The three-phase Cassie–Mayr model offers the possibility to simulate different scenarios, e.g., a stochastic parameter for the arc length could be introduced to account for different operating conditions. This parameter would reflect the high variance of the arc length during the melting stage and the low variance during the refining stage. In addition, the influence of the grid can be investigated by manipulating the short-circuit power at the PCC. Traditional analyses of arcing phenomena often treat the phases individually, overlooking the critical interactions between them. Our study fills this gap, although the mutual inductance between the phases is not considered, which is a possible direction for future research.

7. Conclusions

This study presents the development of a three-phase electrical circuit model for Electric Arc Furnaces (EAFs) utilizing the Cassie–Mayr arc model.
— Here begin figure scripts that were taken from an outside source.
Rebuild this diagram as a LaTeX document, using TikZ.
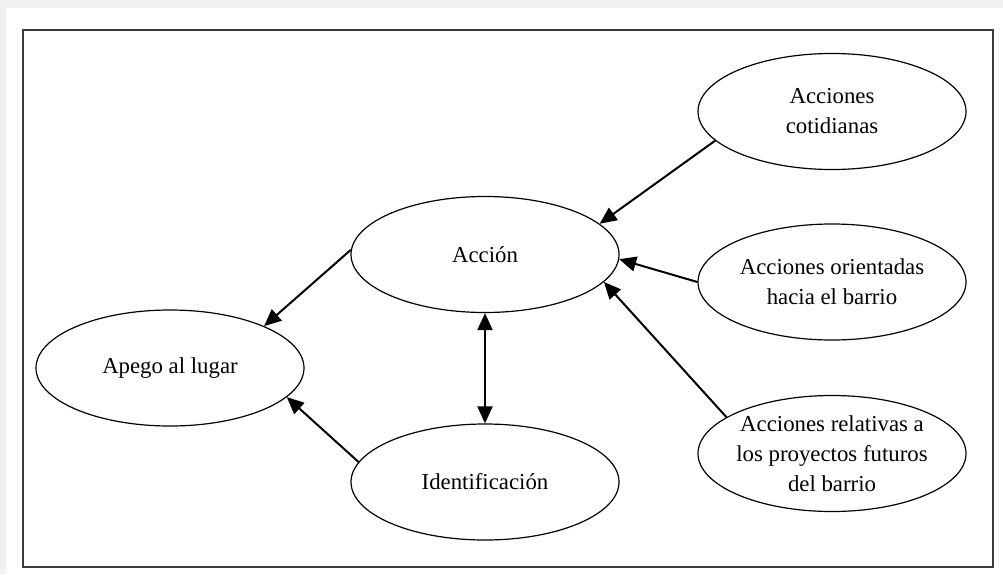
\documentclass[tikz,border=0pt]{standalone}
\usepackage{fontspec}
\setmainfont{Liberation Serif}
\usetikzlibrary{shapes.geometric,arrows.meta}

\definecolor{pagegray}{HTML}{F1F1F1}
\definecolor{framegray}{HTML}{3A3A3A}

\tikzset{
  oval/.style={ellipse, draw=black, line width=1.2pt, minimum width=268pt,
               minimum height=116pt, inner sep=0pt},
  ovaltext/.style={align=center, inner sep=0pt,
                   font=\fontsize{22.8}{30}\selectfont},
  tip/.style={Triangle[length=17pt,width=15pt]},
  link/.style={line width=2pt, -{Triangle[length=17pt,width=15pt]}},
  biglink/.style={line width=2pt, {Triangle[length=17pt,width=15pt]}-{Triangle[length=17pt,width=15pt]}},
}

\begin{document}
\begin{tikzpicture}[x=1pt,y=-1pt]
  % page and frame
  \useasboundingbox (0,0) rectangle (1003,574);
  \fill[pagegray] (0,0) rectangle (1003,574);
  \fill[white] (6,8) rectangle (1003,574);
  \draw[framegray, line width=2pt] (22.5,29.5) rectangle (993,567);

  % ellipses
  \node[oval] (accion)  at (485,254.5) {};
  \node[oval] (apego)   at (170,368)   {};
  \node[oval] (ident)   at (485,482)   {};
  \node[oval] (cotid)   at (832,111.5) {};
  \node[oval] (orient)  at (832,282)   {};
  \node[oval] (relat)   at (832,453.5) {};

  % labels
  \node[ovaltext] (accion-t) at (accion) {Acción};
  \node[ovaltext] (apego-t)  at (apego)  {Apego al lugar};
  \node[ovaltext] (ident-t)  at (ident)  {Identificación};
  \node[ovaltext] (cotid-t)  at (cotid)  {Acciones\\cotidianas};
  \node[ovaltext] (orient-t) at (orient) {Acciones orientadas\\hacia el barrio};
  \node[ovaltext] (relat-t)  at (relat)  {Acciones relativas a\\los proyectos futuros\\del barrio};

  % connectors
  \draw[link] (accion.178) -- (apego.24.5);
  \draw[link] (ident.171) -- (apego.-14.4);
  \draw[link] (cotid.194.6) -- (accion.15);
  \draw[link] (orient.west) -- (accion.-2);
  \draw[link] (relat.161.5) -- (accion.-13.7);
  \draw[biglink] (accion.south) -- (ident.north);
\end{tikzpicture}
\end{document}
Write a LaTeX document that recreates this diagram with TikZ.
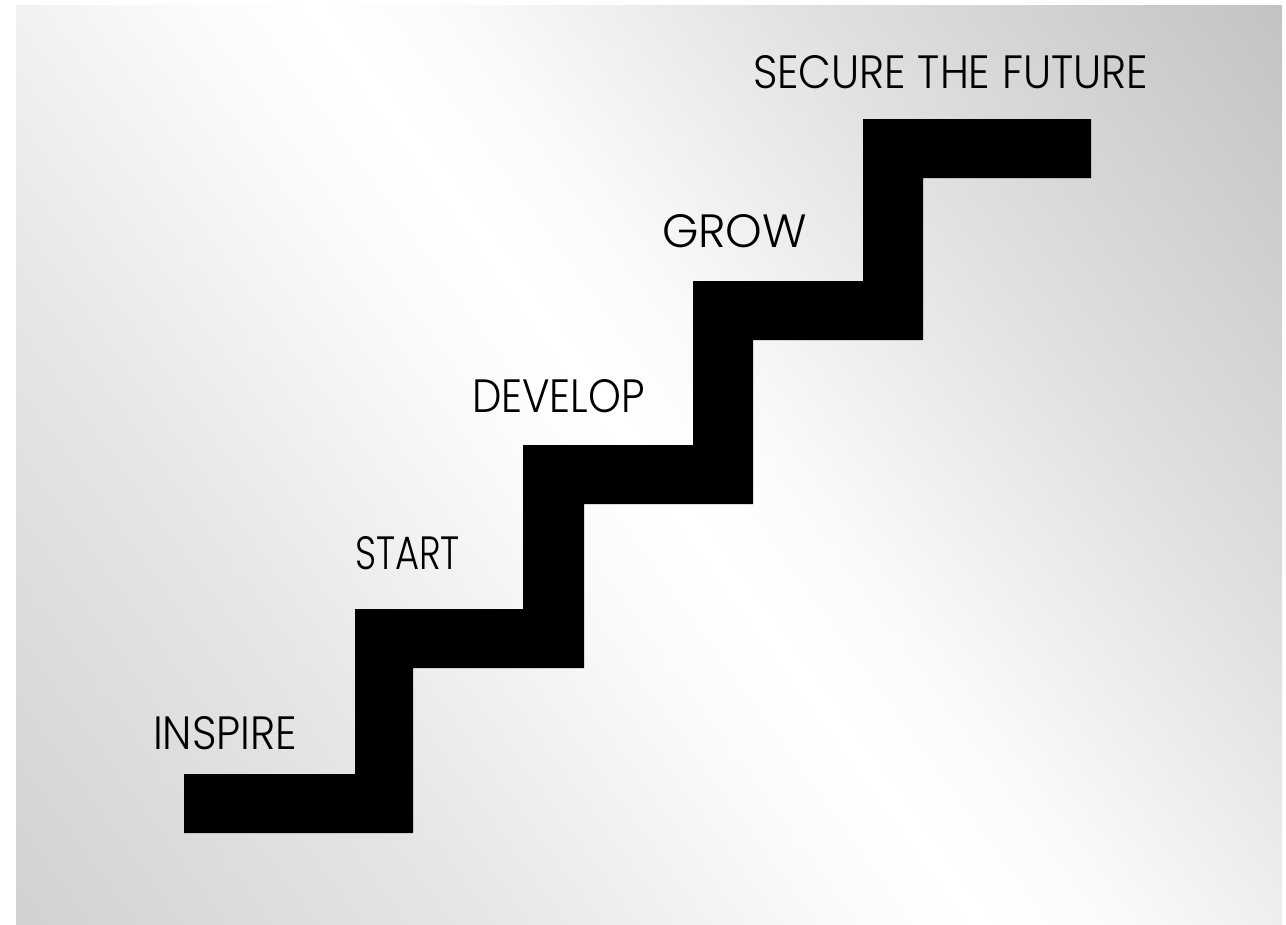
\documentclass[tikz,border=0pt]{standalone}
\usepackage{fontspec}
\usepackage{graphicx}
\newfontfamily\lab{Poppins}[UprightFont={* Light}]
\definecolor{gBL}{RGB}{208,208,211}
\definecolor{gBLm}{RGB}{230,230,232}
\definecolor{gNear}{RGB}{250,250,250}
\definecolor{gTRm}{RGB}{224,224,226}
\definecolor{gTR}{RGB}{193,193,196}
\pgfdeclareverticalshading{bgshade}{100bp}{color(0bp)=(gBL); color(25bp)=(gBLm); color(43bp)=(gNear); color(50bp)=(white); color(57bp)=(gNear); color(75bp)=(gTRm); color(100bp)=(gTR)}
\tikzset{
  steplabel/.style={anchor=base west, inner sep=0pt, outer sep=0pt, text=black},
  stair/.style={fill=black}
}
\begin{document}
\begin{tikzpicture}[x=0.75pt,y=-0.75pt]
\useasboundingbox (0,0) rectangle (1286,925);
\fill[white] (0,0) rectangle (1286,925);
\begin{scope}
  \clip (16,5) rectangle (1282,925);
  \node[inner sep=0pt, outer sep=0pt, scale=12, rotate=-54] (bg) at (648,465) {\pgfuseshading{bgshade}};
\end{scope}
% staircase
\path[stair] (184,833) -| (413,668) -| (584,504) -| (753,340) -| (923,178)
  -- (1091,178) -- (1091,119) -- (863,119) |- (693,281) |- (523,445) |- (355,609) |- (184,774) -- cycle;
% labels
\node[steplabel] (t5) at (753,88) {\resizebox{296.25pt}{24.75pt}{\lab SECURE THE FUTURE}};
\node[steplabel] (t4) at (662,247) {\resizebox{108.75pt}{24.75pt}{\lab GROW}};
\node[steplabel] (t3) at (472,412) {\resizebox{129.75pt}{24.75pt}{\lab DEVELOP}};
\node[steplabel] (t2) at (355,569) {\resizebox{78.75pt}{24.75pt}{\lab START}};
\node[steplabel] (t1) at (153,749) {\resizebox{108pt}{24.75pt}{\lab INSPIRE}};
\end{tikzpicture}
\end{document}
The particle swarm optimization method is used to estimate the key parameters of the Cassie–Mayr model in all three lines. Based on these parameters, a novel Arc Quality Index (AQI) is developed that incorporates aspects of arc stability and arc coverage. The AQI is primarily developed to assist EAF operators in making informed decisions. In order to reduce energy losses due to radiation, high AQI values are desirable at least in the later stages of EAF operation, where arc coverage by the slag is the crucial factor affecting AQI as well as EAF performance. In this manner, appropriate actions can be performed by the operators to increase the AQI, such as reducing the arc length in a combination with an effort to increase slag height. The ultimate goal is to integrate the AQI into EAF power control systems to further improve the efficiency of the arc process. Future research directions include a more detailed investigation of the three-phase Cassie–Mayr model and its comparison with power balance equations. It is also planned to investigate the applicability of the model in flicker analysis, its impact on the power grid and other related areas.